Et le duel final est remarquable : montré hors-champ on ne voit, depuis l’intérieur sombre du saloon abandonné, que la lumière des coups de feu échangés.

Extraordinaire vue subjective, prise depuis l'intérieur
du canon d'une carabine

Très beau plan de nuit, avec les violents contrastes de la Lune


jeudi 27 avril 2017

L'Étrange incident (The Ox-Bow Incident de W. Wellman, 1943)

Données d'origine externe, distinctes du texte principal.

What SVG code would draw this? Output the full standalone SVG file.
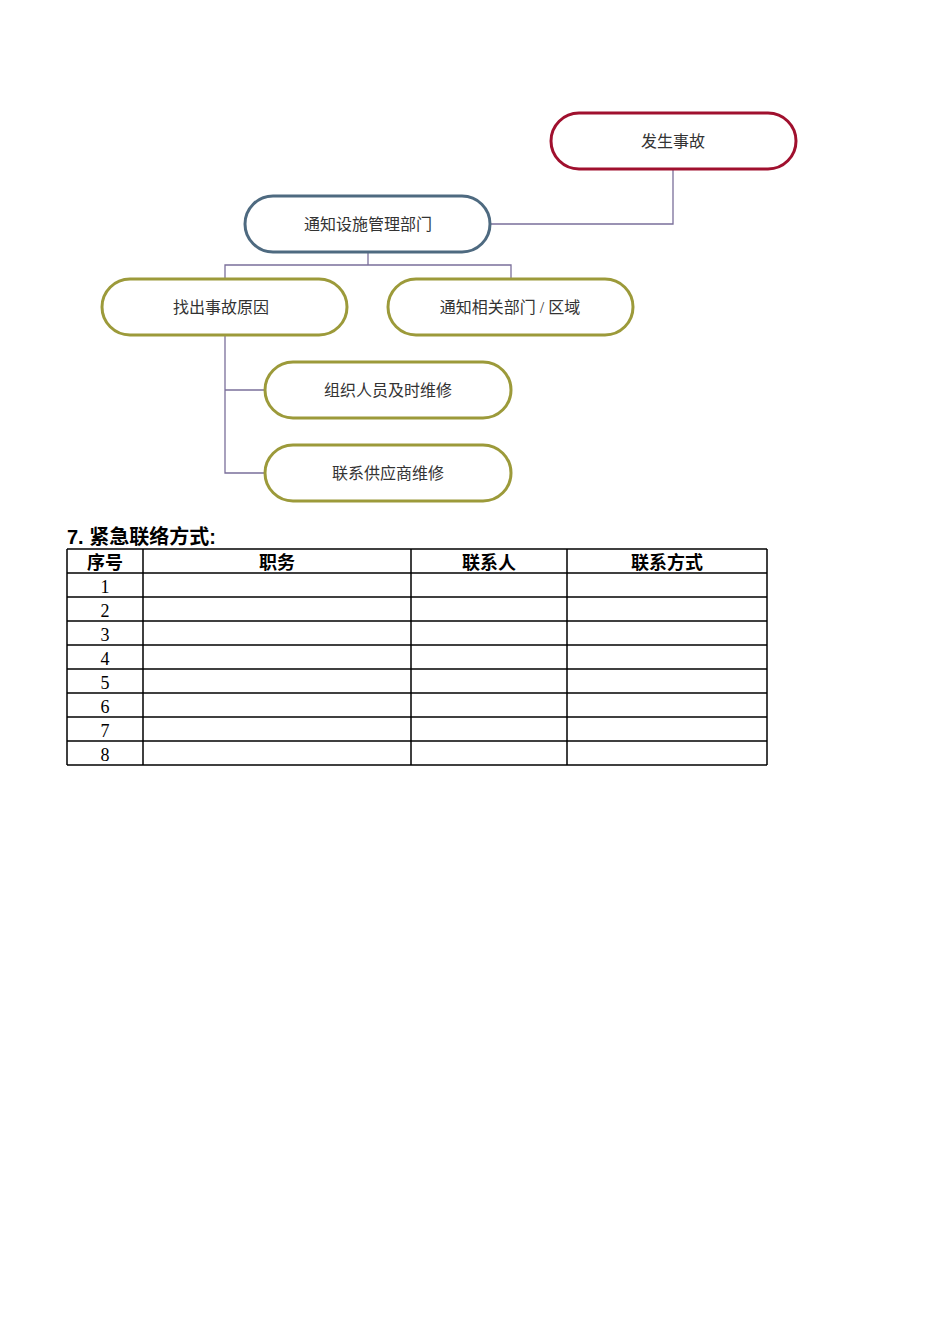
<svg xmlns="http://www.w3.org/2000/svg" width="950" height="1344" viewBox="0 0 950 1344">
<style>
.n{fill:#fff;stroke-width:3}
.t{font-family:"Liberation Serif","Noto Sans CJK SC",serif;font-size:16px;fill:#333;text-anchor:middle}
.c{fill:none;stroke:#7a6f9a;stroke-width:1.3}
.g line{stroke:#000;stroke-width:1.5}
.h{font-family:"Liberation Serif","Noto Sans CJK SC",serif;font-size:18px;font-weight:bold;text-anchor:middle}
.d{font-family:"Liberation Serif","Noto Sans CJK SC",serif;font-size:18px;text-anchor:middle}
</style>
<rect width="950" height="1344" fill="#fff"/>
<g id="connectors">
<polyline class="c" points="673,169 673,224 490,224"/>
<polyline class="c" points="368,252 368,265"/>
<polyline class="c" points="225,279 225,265 511,265 511,279"/>
<polyline class="c" points="225,335 225,473 265,473"/>
<polyline class="c" points="225,390 265,390"/>
</g>
<g id="n1"><rect class="n" x="551" y="113" width="245" height="56" rx="28" stroke="#a0102e"/><text class="t" x="673" y="147">发生事故</text></g>
<g id="n2"><rect class="n" x="245" y="196" width="245" height="56" rx="28" stroke="#4e6a80"/><text class="t" x="368" y="230">通知设施管理部门</text></g>
<g id="n3"><rect class="n" x="102" y="279" width="245" height="56" rx="28" stroke="#9c9a3a"/><text class="t" x="221" y="313">找出事故原因</text></g>
<g id="n4"><rect class="n" x="388" y="279" width="245" height="56" rx="28" stroke="#9c9a3a"/><text class="t" x="510" y="313">通知相关部门 / 区域</text></g>
<g id="n5"><rect class="n" x="265" y="362" width="246" height="56" rx="28" stroke="#9c9a3a"/><text class="t" x="388" y="396">组织人员及时维修</text></g>
<g id="n6"><rect class="n" x="265" y="445" width="246" height="56" rx="28" stroke="#9c9a3a"/><text class="t" x="388" y="479">联系供应商维修</text></g>
<text x="67" y="544" font-family="Liberation Sans,Noto Sans CJK SC,sans-serif" font-size="20" font-weight="bold">7. 紧急联络方式:</text>
<g class="g">
<line x1="67" y1="549" x2="767" y2="549"/><line x1="67" y1="573" x2="767" y2="573"/><line x1="67" y1="597" x2="767" y2="597"/><line x1="67" y1="621" x2="767" y2="621"/><line x1="67" y1="645" x2="767" y2="645"/><line x1="67" y1="669" x2="767" y2="669"/><line x1="67" y1="693" x2="767" y2="693"/><line x1="67" y1="717" x2="767" y2="717"/><line x1="67" y1="741" x2="767" y2="741"/><line x1="67" y1="765" x2="767" y2="765"/>
<line x1="67" y1="549" x2="67" y2="765"/><line x1="143" y1="549" x2="143" y2="765"/><line x1="411" y1="549" x2="411" y2="765"/><line x1="567" y1="549" x2="567" y2="765"/><line x1="767" y1="549" x2="767" y2="765"/>
</g>
<text class="h" x="105" y="569">序号</text><text class="h" x="277" y="569">职务</text><text class="h" x="489" y="569">联系人</text><text class="h" x="667" y="569">联系方式</text>
<text class="d" x="105" y="593">1</text><text class="d" x="105" y="617">2</text><text class="d" x="105" y="641">3</text><text class="d" x="105" y="665">4</text><text class="d" x="105" y="689">5</text><text class="d" x="105" y="713">6</text><text class="d" x="105" y="737">7</text><text class="d" x="105" y="761">8</text>
</svg>
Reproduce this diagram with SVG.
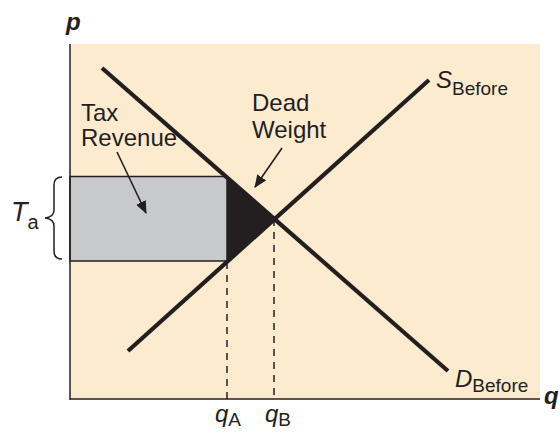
<svg xmlns="http://www.w3.org/2000/svg" width="560" height="432" viewBox="0 0 560 432">
<defs>
<style>
.lbl{font-family:"Liberation Sans",Arial,sans-serif;fill:#231f20;font-size:24px}
.ax{font-family:"Liberation Sans",Arial,sans-serif;font-weight:bold;font-style:italic;fill:#231f20;font-size:24px}
.it{font-style:italic}
.sub{font-size:19px}
.curve{stroke:#231f20;stroke-width:4.2;fill:none;stroke-linecap:butt}
.dash{stroke:#231f20;stroke-width:1.5;stroke-dasharray:7,6;fill:none}
.arr{stroke:#231f20;stroke-width:1.6;fill:none}
</style>
<marker id="ah" viewBox="0 0 12 10" refX="11" refY="5" markerWidth="8" markerHeight="7" orient="auto" markerUnits="strokeWidth">
<path d="M0,0 L12,5 L0,10 Z" fill="#231f20"/>
</marker>
</defs>
<rect width="560" height="432" fill="#ffffff"/>
<g id="plot-area">
<rect x="70" y="44" width="470" height="355" fill="#fdebd0"/>
</g>
<g id="tax-revenue-area">
<rect x="70" y="176.5" width="157" height="84.5" fill="#c8c9cb" stroke="#231f20" stroke-width="1.5"/>
</g>
<g id="dead-weight-area">
<polygon points="227,177 274,218.5 227,261" fill="#231f20"/>
</g>
<g id="connectors">
<line class="curve" x1="102" y1="68" x2="448" y2="371"/>
<line class="curve" x1="128" y1="351" x2="429" y2="80"/>
<line class="dash" x1="227" y1="262" x2="227" y2="399"/>
<line class="dash" x1="274" y1="219" x2="274" y2="399"/>
<line class="arr" x1="117" y1="152" x2="146" y2="213" marker-end="url(#ah)"/>
<line class="arr" x1="282" y1="148" x2="255" y2="187" marker-end="url(#ah)"/>
<path d="M62,177 Q54,177 54,185 L54,210 Q54,217 45,218 Q54,219 54,226 L54,251 Q54,259 62,259" stroke="#231f20" stroke-width="1.5" fill="none"/>
</g>
<g id="axes">
<line x1="70" y1="44" x2="70" y2="400" stroke="#231f20" stroke-width="1.5"/>
<line x1="70" y1="399" x2="540" y2="399" stroke="#231f20" stroke-width="1.5"/>
<text class="ax" x="66" y="30">p</text>
<text class="ax" x="544" y="404">q</text>
</g>
<g id="labels">
<text class="lbl" x="81" y="121">Tax</text>
<text class="lbl" x="81" y="146">Revenue</text>
<text class="lbl" x="252" y="111">Dead</text>
<text class="lbl" x="252" y="138">Weight</text>
<text class="lbl" x="11" y="221" style="font-size:27px"><tspan class="it">T</tspan><tspan class="sub" dy="8" style="font-size:20px">a</tspan></text>
<text class="lbl" x="436" y="88"><tspan class="it">S</tspan><tspan class="sub" dy="7">Before</tspan></text>
<text class="lbl" x="455" y="387"><tspan class="it">D</tspan><tspan class="sub" dy="5">Before</tspan></text>
<text class="lbl" x="215" y="422"><tspan class="it">q</tspan><tspan class="sub" dy="4">A</tspan></text>
<text class="lbl" x="265" y="422"><tspan class="it">q</tspan><tspan class="sub" dy="4">B</tspan></text>
</g>
</svg>
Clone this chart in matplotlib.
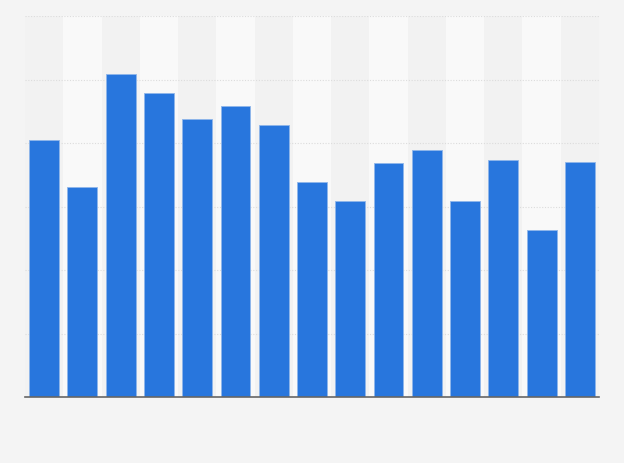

Très intéressant western de William Wellman, qui ne cherche pas à être spectaculaire ou attrayant, mais qui interroge le thème de la justice. Il s’agit même, très précisément, au-delà d'une approche de la justice expéditive, d'une dénonciation de l'erreur judiciaire.
Reprenant le thème du lynchage populaire (déjà traité par exemple par Fritz Lang dans Furie), Wellman restreint le sujet et le creuse davantage encore.
Il livre un film sans véritable héros. En effet, Gil, joué avec beaucoup de finesse par Henry Fonda, s'il peut servir de relais au spectateur dans le film, reste finalement bien passif et ne se dresse pas plus que ça contre la horde vengeresse. De même pour Davies, qui, s’il cherche à gagner du temps et veut faire douter ceux qui ne demandent qu’à lyncher les suspects, n'obtient rien de plus qu'un vote. Vote inutile : la décision se faisant à la majorité, les sept qui doutent de la culpabilité de Martin ne changeront pas la donne.
On peut mesurer ici l'écart qui existe entre cette justice expéditive qui se satisfait d'une majorité (on en retrouve trace dans Le Passage du canyon de Jaques Tourneur) et la justice actuelle, qui demande une unanimité du jury pour condamner à mort. C’est cette unanimité qui est le ressort de 12 hommes en colère de Sidney Lumet : avec un tel système, Martin et ses deux compagnons auraient été acquittés largement. Un autre aspect relie le film de Wellman et celui de Lumet : ici il fait nuit et les hommes veulent finir vite leur besogne parce qu'ils ont froid, quand, chez Lumet, à l'opposé, certains jurés veulent en finir rapidement pour sortir de cette pièce où l'on étouffe. Mais, dans ces deux films, l'attitude des jurés est le vrai point faible de la justice : chez Lumet l’accusé s’en sortira car le juré N°8 (Henry Fonda encore) convainc les jurés tour à tour, à force de doute. Chez Wellman la charge est beaucoup plus violente. C'est que rien n’arrêtera les vengeurs et ils pendront les trois bougres, dont Martin qui, dans une lettre sublime et essentielle, prend une dimension christique.
En effet, les mots de Martin, innocent exécuté, enjoignent son épouse à pardonner à ces hommes qui, en le pendant alors qu'il n'a rien fait, « ne savent pas ce qu'ils font » et à prendre pitié d'eux car ils devront désormais vivre avec cette mort sur leur conscience. La lecture de cette lettre est le fruit d'un beau travail de mise en scène de la part de Wellman (on ne voit pas les yeux de Gil qui la lit, mais uniquement sa bouche) et, scénaristiquement, justifie le sujet du film : la justice est nécessaire pour épargner les innocents mais elle n’est possible que parce que les hommes ont une conscience.
On remarquera, au-delà de cette très belle séquence finale, les jeux de mise en scène magnifiques qui viennent marquer la narration : ici les ombres des trois cordes, là le mexicain qui se confesse, ici encore un plan aérien sur les trois futurs condamnés qui dorment.


Il est tout à fait évident que ce film, réalisé en pleine guerre mondiale, qui n'a aucune ambition d'être divertissant ou spectaculaire, qui est même extrêmement sombre et statique (les deux tiers du film se situent sur le même lieu, ce qui est rare pour un western), n'avait aucune chance d'être une réussite commerciale. Il n'en reste pas moins qu'il est une réflexion très dure et très pertinente sur la justice, filmée de façon sobre, âpre, mais efficace et intelligente.